Could you prove me some hints to prove the following theorem?
If $A$ is a non-singular matrix, and $B$ is a matrix such that: $$ \|B-A\|<\frac{1}{\|A^{-1}\|}, $$ then $B$ is non-singular and that: $$ B^{-1}=A^{-1}\Sigma_{j=0}^{\infty}(I-BA^{-1})^{j} $$ Here, $\|\cdot\|$ denotes the matrix norm: $$ \|A\|=\sup\frac{\|Ax\|}{\|x\|} $$ There are two parts in this theorem: the first is to prove that $B$ is non-singular, and the second is to prove the formula for the inverse of $B$. I am stuck at both.

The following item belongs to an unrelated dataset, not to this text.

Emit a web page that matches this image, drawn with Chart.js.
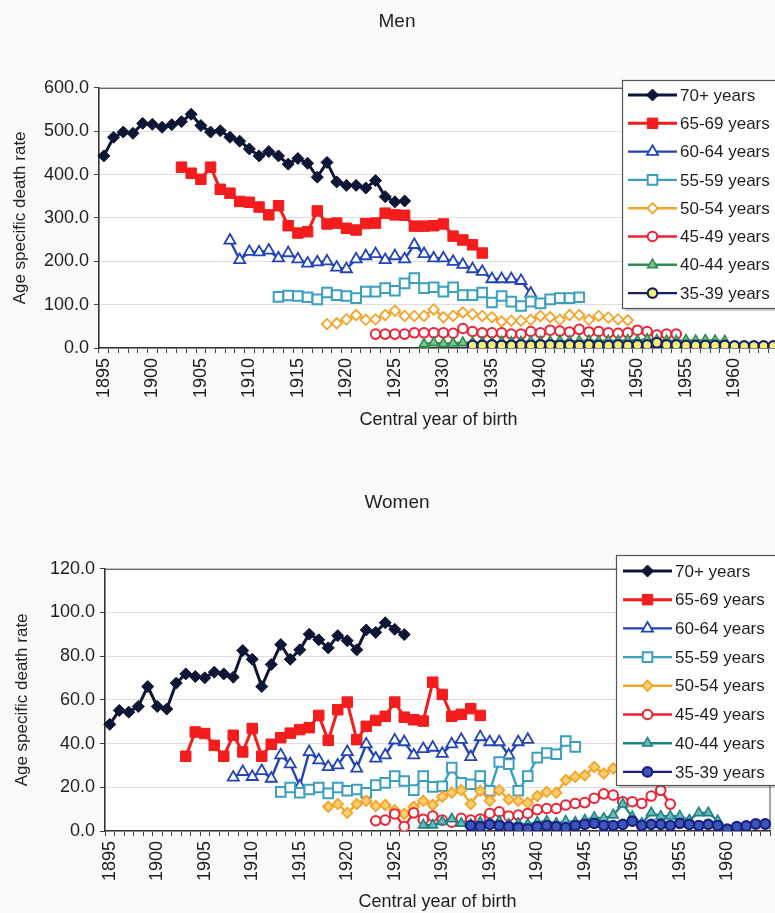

Note that from $\|B-A\|<\frac{1}{\|A^{-1}\|}$, we know
$$ \|I-BA^{-1}\|=\|(I-BA^{-1})AA^{-1}\|=\|(A-B)A^{-1}\|\leq\|(A-B)\|\|A^{-1}\| <1$$ So the geometric series of real numbers $$\Sigma_{j=0}^{\infty}\|(I-BA^{-1})\|^{j}$$ is converging, hence the corresponding matrix series is converging as well: $$M:=\Sigma_{j=0}^{\infty}(I-BA^{-1})^{j}$$
Furthermore let us do a direct computation showing $(I-BA^{-1})M = M-I$: $$(I-BA^{-1})M = (I-BA^{-1})\Sigma_{j=0}^{\infty}(I-BA^{-1})^{j} \\=\Sigma_{j=1}^{\infty}(I-BA^{-1})^{j}=\\ (I-BA^{-1})+ (I-BA^{-1})^2 + (I-BA^{-1})^3 +... =\\ (I + (I-BA^{-1})+ (I-BA^{-1})^2 + (I-BA^{-1})^3 +... ) -I =\\ \left(\Sigma_{j=0}^{\infty}(I-BA^{-1})^{j}\right)-I \\ =M-I$$
Thus $BA^{-1}M=I$, which shows that $A^{-1}M$ is the inverse of $B$.